Do they never stop for even a second to wonder why the people who are always so keen to undermine the Constitution and broaden the powers of the State at the expense of the citizenry ALWAYS couch this in terms of 'standing up for the little guy' when all they are doing is trying to make the Government more powerful and enable those in power to hold it more securely by limiting the free expression of those who would challenge them?
OWS & young Progressives are so busy wailing for the State to protect them from the eeeeeeeevil corporations they never stop to wonder exactly what the State might do with this new power to proscribe speech. They can't figure out the career politicians who want more control are scaring them into handing over precious, hard-won rights that - once handed over - are going to be damnably difficult to get back.
Plenty of Americans have recognized this, which is why they have gotten active in the political process in the last few election cycles. Apparently, the larger activity and the new groups forming to project political power & speech bothers some Liberals because they were used to having greater control of the process and now they've lost it.
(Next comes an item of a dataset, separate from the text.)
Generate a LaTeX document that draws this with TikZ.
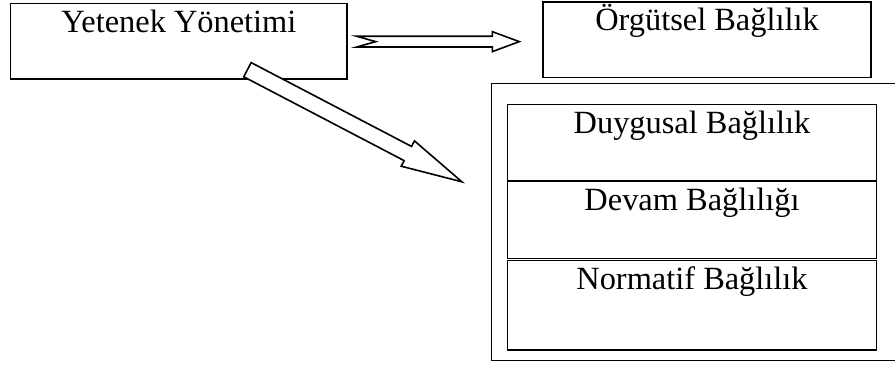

So they are pursuing this legal avenue to get control back.
If you love Big Government and want the State to have even more control than it does now, this makes perfect sense, rigging the game in the State's favor so the incumbents who want to pursue socialistic stupidity always win. They can simply use the Courts to make their opponents shut up.
He ends the column with this:
George Soros
This guy spending millions to influence American politics is just fine
and dandy.
The Koch Brothers
These two guys doing the same thing is a threat to
the survival of the Republic. Or something.
A decade ago, then-Rep. Dick Gephardt said of George Soros’s spending in support of liberal causes: “It is not consistent with campaign reform, but it is consistent with what the Constitution says about freedom of speech.”
As the editors of National Review note, liberals control unions and most of academia and the media. Yet such is their evident lack of confidence in their powers of persuasion they are desperate to control the speech of others.
By proposing his amendment, McGovern helpfully illuminates the lengths to which some liberals want to go. So when next you hear histrionic warnings about tea party or other conservative “extremism,” try to think of anything on the right comparable to McGovern’s proposed vandalism of the Bill of Rights.
Indeed.
OK - challenge made. Who wants to accept it? Who can find a comparable push on the Right to silence it's political opposition by circumscribing their First Amendment rights?